Is there an intelligent way to find the Lie algebra isomorphism $\mathfrak{sl}_2(\mathbb{C})\simeq\mathfrak{o}_3(\mathbb{C})$?

Question

The adjoint representation of $\mathfrak{sl}_2(\mathbb{C})$ under a natural basis, it is given by $$\text{ad}: \mathfrak{sl}_2(\mathbb{C})\to\mathfrak{gl}_3(\mathbb{C})$$ $$\left(\begin{matrix}a&b\\c&-a\end{matrix}\right)\mapsto \left(\begin{matrix}0&-c&b\\-2b&2a&0\\2c&0&-2a\end{matrix}\right).$$ We see that this homomorphism of Lie algebras is injective and its image really looks like $\mathfrak{o}_3(\mathbb{C})$, except the $2$'s.

So I wonder if with a good choice of basis I can get an isomorphism between the Lie algebras $\mathfrak{o}_3(\mathbb{C})$ and $\mathfrak{sl}_2(\mathbb{C})$ (if they are isomorphic)... I've been trying some, but I did not succeed.
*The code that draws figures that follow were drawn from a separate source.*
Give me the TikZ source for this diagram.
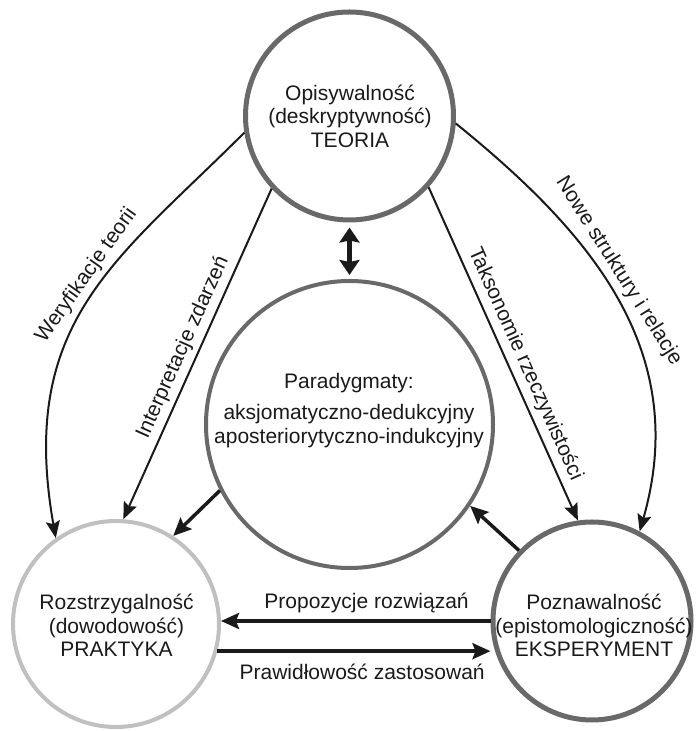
\documentclass[tikz,border=0pt]{standalone}
\usepackage{fontspec}
\setmainfont{Liberation Sans}
\usetikzlibrary{arrows.meta}
\definecolor{ink}{RGB}{26,26,26}
\definecolor{ringdark}{RGB}{105,105,105}
\definecolor{ringlight}{RGB}{192,192,192}
\begin{document}
\begin{tikzpicture}[x=1pt,y=1pt,
  lbl/.style={font=\fontsize{21}{23.5}\selectfont, text=ink, inner sep=2pt},
  ringdarkstyle/.style={circle, draw=ringdark, line width=5pt, inner sep=0pt},
  ringlightstyle/.style={circle, draw=ringlight, line width=4pt, inner sep=0pt},
  lightarrow/.style={draw=ink, line width=2pt, -{Stealth[length=17pt,width=14pt,inset=3pt]}},
  heavyarrow/.style={draw=ink, line width=3.5pt, -{Stealth[length=18pt,width=16pt,inset=3pt]}},
  dblarrow/.style={draw=ink, line width=5pt,
    {Stealth[length=15pt,width=20pt,inset=2pt]}-{Stealth[length=15pt,width=20pt,inset=2pt]}}
]
\useasboundingbox (0,0) rectangle (696,731);

% the four circles
\node[ringdarkstyle, minimum size=208pt] (top) at (349.5,615) {};
\node[ringdarkstyle, line width=4pt, minimum size=287pt] (mid) at (349.5,306.5) {};
\node[ringlightstyle, minimum size=206pt] (bl) at (116,107) {};
\node[ringdarkstyle, minimum size=198pt] (br) at (592,110) {};

% circle texts
\node[lbl, align=center] (toptext) at (350,615) {Opisywalność\\(deskryptywność)\\TEORIA};
\node[lbl, align=center] (midtext) at (349,320.6) {Paradygmaty:\\[8.2pt]aksjomatyczno-dedukcyjny\\aposteriorytyczno-indukcyjny};
\node[lbl, align=center] (bltext) at (116.5,105.3) {Rozstrzygalność\\(dowodowość)\\PRAKTYKA};
\node[lbl, align=center] (brtext) at (594,105.3) {Poznawalność\\(epistomologiczność)\\EKSPERYMENT};

% connectors from the theory circle
\draw[lightarrow] (top.189) .. controls +(225:180) and +(100:220) .. (bl.125)
  node[lbl, pos=0.45, sloped, above=3pt] (verif) {Weryfikacje teorii};
\draw[lightarrow] (top.223) -- (bl.86)
  node[lbl, midway, sloped, above=3pt] (interp) {Interpretacje zdarzeń};
\draw[lightarrow] (top.-42.5) -- (br.98)
  node[lbl, pos=0.55, sloped, above=3pt] (taks) {Taksonomie rzeczywistości};
\draw[lightarrow] (top.-4) .. controls +(-39:170) and +(74:190) .. (br.62)
  node[lbl, pos=0.45, sloped, above=3pt] (nowe) {Nowe struktury i relacje};

% links through the paradigm circle
\draw[dblarrow, shorten <=5pt, shorten >=4pt] (top.south) -- (mid.north);
\draw[heavyarrow] (mid.207.5) -- (bl.57);
\draw[heavyarrow] (br.136) -- (mid.-34);

% links between practice and experiment
\draw[heavyarrow] (br.west) -- (bl.east |- br.west)
  node[lbl, pos=0.46, anchor=base, yshift=12.7pt] (prop) {Propozycje rozwiązań};
\draw[heavyarrow] (bl.-15.5) -- (bl.-15.5 -| br.west)
  node[lbl, pos=0.53, anchor=base, yshift=-28pt] (praw) {Prawidłowość zastosowań};
\end{tikzpicture}
\end{document}
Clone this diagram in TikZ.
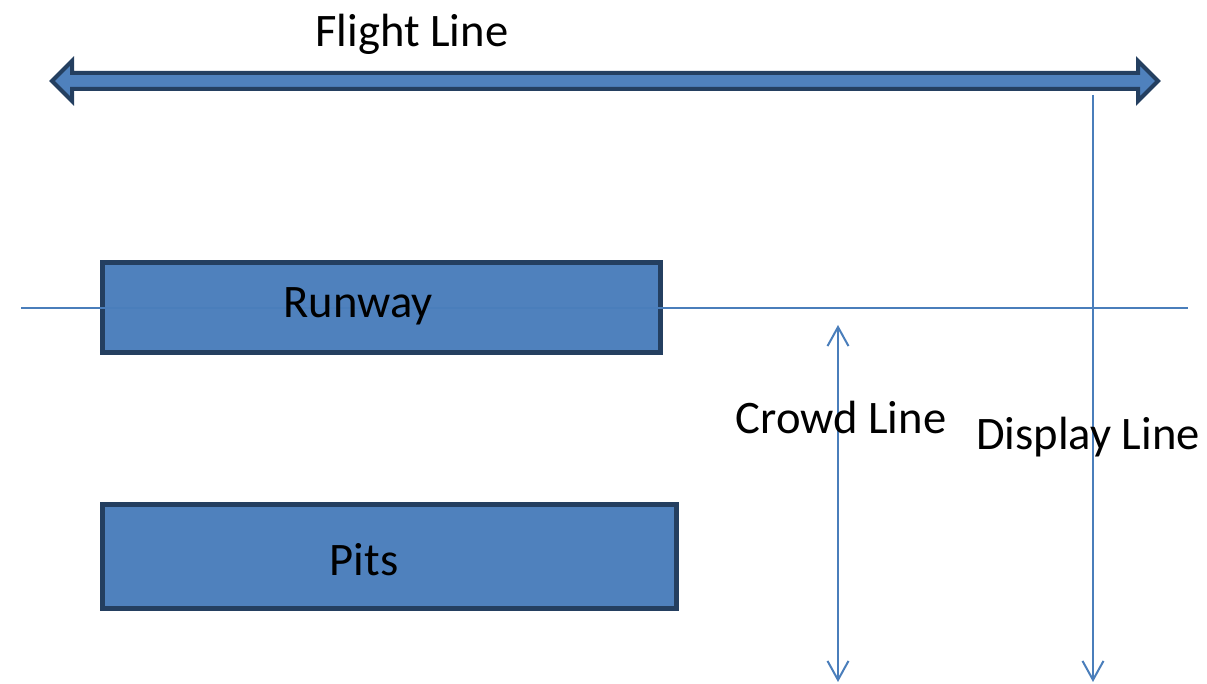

Is there an intelligent way to see if such a good basis exists or not ?

Answer 1

$\newcommand\ad{\operatorname{ad}}$Let $\beta$ be the Killing form on $\mathfrak{sl}_2$, so that for $X$, $Y\in \mathfrak{sl}_2$ we have $$\beta(X,Y)=\operatorname{tr} \ad(X)\circ \ad(Y).$$ You can easily check that this is a non-degenerate symmetric bilinear form on $\mathfrak{sl}_2$. Moreover, the adjoint action of $\mathfrak{sl}_2$ on itself respects this, in the sense that $$\beta(\ad(X)(Y),Z)+\beta(Y,\ad(X)(Z))=0$$ for all $X$, $Y$, $Z\in sl_2$. If we let $\mathfrak{o}(\beta)\subseteq \mathfrak{gl}(sl_2)$ be the Lie algebra of endomorphisms of the vector space $\mathfrak{sl}_2$ which respect the bilinear form $\beta$, then this tells us that the image of $\ad:\mathfrak{sl}_2\to \mathfrak{gl}(\mathfrak{sl} 2)$ is contained in $\mathfrak{o}(\beta)$.

Now check that $\mathfrak{o}(\beta)\cong \mathfrak{o}_3$. Basically, this is because if $b$ and $b'$ are two bilinear forms on a vector space $V$, then $\mathfrak{o}(b)\cong\mathfrak{o}(b')$ whenever there is an isomorphism of quadratic spaces $(V,b)\cong(V,b')$. And all non-degenerate symmetric bilinear forms on a complex vector space are isomorphic.

Answer 2

Calculate the dimensions of both Lie algebras. Once you've done that, see if you can find the image of the map by finding an extra relation satisfied by the matrix on the right not satisfied by an arbitrary element in $\mathfrak{o}_3$.